Here is the issue: Platforms have the power to block, flag, or mute content that they judge to be false. But blocking or flagging something as false doesn’t necessarily stop users from believing it. Indeed, because many of the most pernicious lies are believed by those inclined to distrust the “establishment,” blocking or flagging false claims can even make things worse.
On December 19, 2020, then-President Donald Trump posted a now-infamous message about election fraud, telling readers to “be there,” in Washington, D.C., on January 6. If you visit that post on Facebook today, you’ll see a sober annotation from the platform itself that “the US has laws, procedures, and established institutions to ensure the integrity of our elections.” That disclaimer is sourced from the Bipartisan Policy Center. But does anyone seriously believe that the people storming the Capitol on January 6, and the many others who cheered them on, would be convinced that Joe Biden won just because the Bipartisan Policy Center told Facebook that everything was okay?
Our research shows that this problem is intrinsic: Unless a platform’s users trust the platform’s motivations and its process, any action by the platform can look like evidence of something it is not. To reach this conclusion, we built a mathematical model. In the model, one user (a “sender”) tries to make a claim to another user (a “receiver”). The claim might be true or false, harmful or not. Between the two users is a platform—or maybe an algorithm acting on its behalf—that can block the sender’s content if it wants to.
We wanted to find out when blocking content can improve outcomes, without a risk of making them worse. Our model, like all models, is an abstraction—and thus imperfectly captures the complexity of actual interactions. But because we wanted to consider all possible policies, not just those that have been tried in practice, our question couldn’t be answered by data alone.
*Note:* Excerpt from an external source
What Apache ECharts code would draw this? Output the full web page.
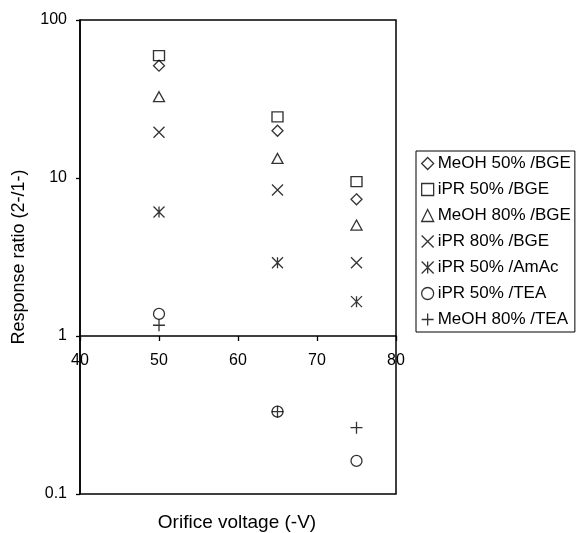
<!DOCTYPE html>
<html>
<head>
<meta charset="utf-8">
<script src="https://cdn.jsdelivr.net/npm/echarts@6/dist/echarts.min.js"></script>
<style>html,body{margin:0;padding:0;background:#fff;}#chart{width:580px;height:533px;}</style>
</head>
<body>
<div id="chart"></div>
<script>
// Orifice voltage (-V)
const voltages = [50, 65, 75];
// Response ratio (2-/1-)
const meoh50BGE = [51.4, 19.9, 7.33];
const ipr50BGE = [59.4, 24.4, 9.47];
const meoh80BGE = [32.7, 13.3, 5.04];
const ipr80BGE = [19.5, 8.4, 2.91];
const ipr50AmAc = [6.09, 2.91, 1.65];
const ipr50TEA = [1.38, 0.332, 0.162];
const meoh80TEA = [1.17, 0.332, 0.263];
const seriesNames = ['MeOH 50% /BGE', 'iPR 50% /BGE', 'MeOH 80% /BGE', 'iPR 80% /BGE', 'iPR 50% /AmAc', 'iPR 50% /TEA', 'MeOH 80% /TEA'];
const xTicks = [40, 50, 60, 70, 80];
const yTicks = [0.1, 1, 10, 100];

const FONT = 'Liberation Sans, Arial, sans-serif';
const allValues = [meoh50BGE, ipr50BGE, meoh80BGE, ipr80BGE, ipr50AmAc, ipr50TEA, meoh80TEA];
const symbols = [
  'diamond',
  'rect',
  'triangle',
  'path://M0,0L10,10M10,0L0,10',
  'path://M0,0L10,10M10,0L0,10M5,0L5,10',
  'circle',
  'path://M5,0L5,10M0,5L10,5'
];
const sizes = [[11, 11], [11, 10], [11, 10], [11, 11], [11, 11], [11, 11], [12, 12]];

const chart = echarts.init(document.getElementById('chart'), null, {renderer: 'canvas'});
const series = seriesNames.map((name, i) => ({
  name: name,
  type: 'scatter',
  data: voltages.map((v, j) => [v, allValues[i][j]]),
  symbol: symbols[i],
  symbolSize: sizes[i],
  itemStyle: {color: 'rgba(0,0,0,0)', borderColor: '#000', borderWidth: 1.3},
  emphasis: {disabled: true}
}));

chart.setOption({
  animation: false,
  backgroundColor: '#fff',
  grid: {left: 80, top: 20, right: 184, bottom: 39, outerBoundsMode: 'none', containLabel: false,
    show: true, borderColor: '#000', borderWidth: 1.5, backgroundColor: 'rgba(0,0,0,0)'},
  xAxis: {
    type: 'value', min: xTicks[0], max: xTicks[xTicks.length - 1], interval: 10,
    offset: -158,
    axisLine: {show: true, onZero: false, lineStyle: {color: '#000', width: 1.5}},
    axisTick: {show: true, inside: false, length: 5, lineStyle: {color: '#000', width: 1.3}},
    axisLabel: {color: '#000', fontSize: 16, fontFamily: FONT, margin: 17},
    splitLine: {show: false}
  },
  yAxis: {
    type: 'log', logBase: 10, min: yTicks[0], max: yTicks[yTicks.length - 1],
    name: 'Response ratio (2-/1-)', nameLocation: 'middle', nameGap: 52,
    nameTextStyle: {color: '#000', fontSize: 18, fontFamily: FONT},
    axisLine: {show: true, lineStyle: {color: '#000', width: 1.5}},
    axisTick: {show: true, inside: false, length: 4, lineStyle: {color: '#000', width: 1.3}},
    axisLabel: {color: '#000', fontSize: 16, fontFamily: FONT, margin: 13,
      formatter: v => String(+Number(v).toPrecision(3))},
    splitLine: {show: false},
    minorTick: {show: false}
  },
  legend: {
    orient: 'vertical', left: 416, top: 151,
    itemWidth: 12, itemHeight: 12, itemGap: 9,
    padding: [4, 4, 4, 5],
    borderColor: '#000', borderWidth: 1,
    itemStyle: {borderWidth: 1.3},
    textStyle: {color: '#000', fontSize: 17, fontFamily: FONT, padding: [0, 0, 0, -1]},
    data: seriesNames
  },
  graphic: [{
    type: 'text', x: 237, y: 523,
    style: {text: 'Orifice voltage (-V)', textAlign: 'center', textVerticalAlign: 'middle', font: '19px ' + FONT, fill: '#000'}
  }],
  series: series
});
</script>
</body>
</html>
So we instead approached it using mathematical logic, treating the model as a kind of wind tunnel to test the effectiveness of different policies.
Our analysis shows that if users trust the platform to both know what’s right and do what’s right (and the platform truly does know what’s true and what isn’t), then the platform can successfully eliminate misinformation. The logic is simple: If users believe the platform is benevolent and all-knowing, then if something is blocked or flagged, it must be false, and if it is let through, it must be true.
You can see the problem, though: Many users don’t trust Big Tech platforms, as those previously mentioned surveys demonstrate. When users don’t trust a platform, even well-meaning attempts to make things better can make things worse. And when the platforms seem to be taking sides, that can add fuel to the very fire they are trying to put out.
Does this mean that content moderation is always counterproductive? Far from it. Our analysis also shows that moderation can be very effective when it blocks information that can be used to do something harmful.
Going back to Trump’s December 2020 post about election fraud, imagine that, instead of alerting users to the sober conclusions of the Bipartisan Policy Center, the platform had simply made it much harder for Trump to communicate the date (January 6) and place (Washington, D.C.) for supporters to gather. Blocking that information wouldn’t have prevented users from believing that the election was stolen—to the contrary, it might have fed claims that tech-sector elites were trying to influence the outcome. Nevertheless, making it harder to coordinate where and when to go might have helped slow the momentum of the eventual insurrection, thus limiting the post’s real-world harms.
Unlike removing misinformation per se, removing information that enables harm can work even if users don’t trust the platform’s motives at all. When it is the information itself that enables the harm, blocking that information blocks the harm as well. A similar logic extends to other kinds of harmful content, such as doxxing and hate speech. There, the content itself—not the beliefs it encourages—is the root of the harm, and platforms do indeed successfully moderate these types of content.
Do we want tech companies to decide what is and is not harmful? Maybe not; the challenges and downsides are clear. But platforms already routinely make judgments about harm—is a post calling for a gathering at a particular place and time that includes the word violent an incitement to violence, or an announcement of an outdoor concert? Clearly the latter if you’re planning to see the Violent Femmes. Often context and language make these judgments apparent enough that an algorithm can determine them. When that doesn’t happen, platforms can rely on internal experts or even independent bodies, such as Meta’s Oversight Board, which handles tricky cases related to the company’s content policies.
And if platforms accept our reasoning, they can divert resources from the misguided task of deciding what is true toward the still hard, but more pragmatic, task of determining what enables harm. Even though misinformation is a huge problem, it’s not one that platforms can solve. Platforms can help keep us safer by focusing on what content moderation can do, and giving up on what it can’t.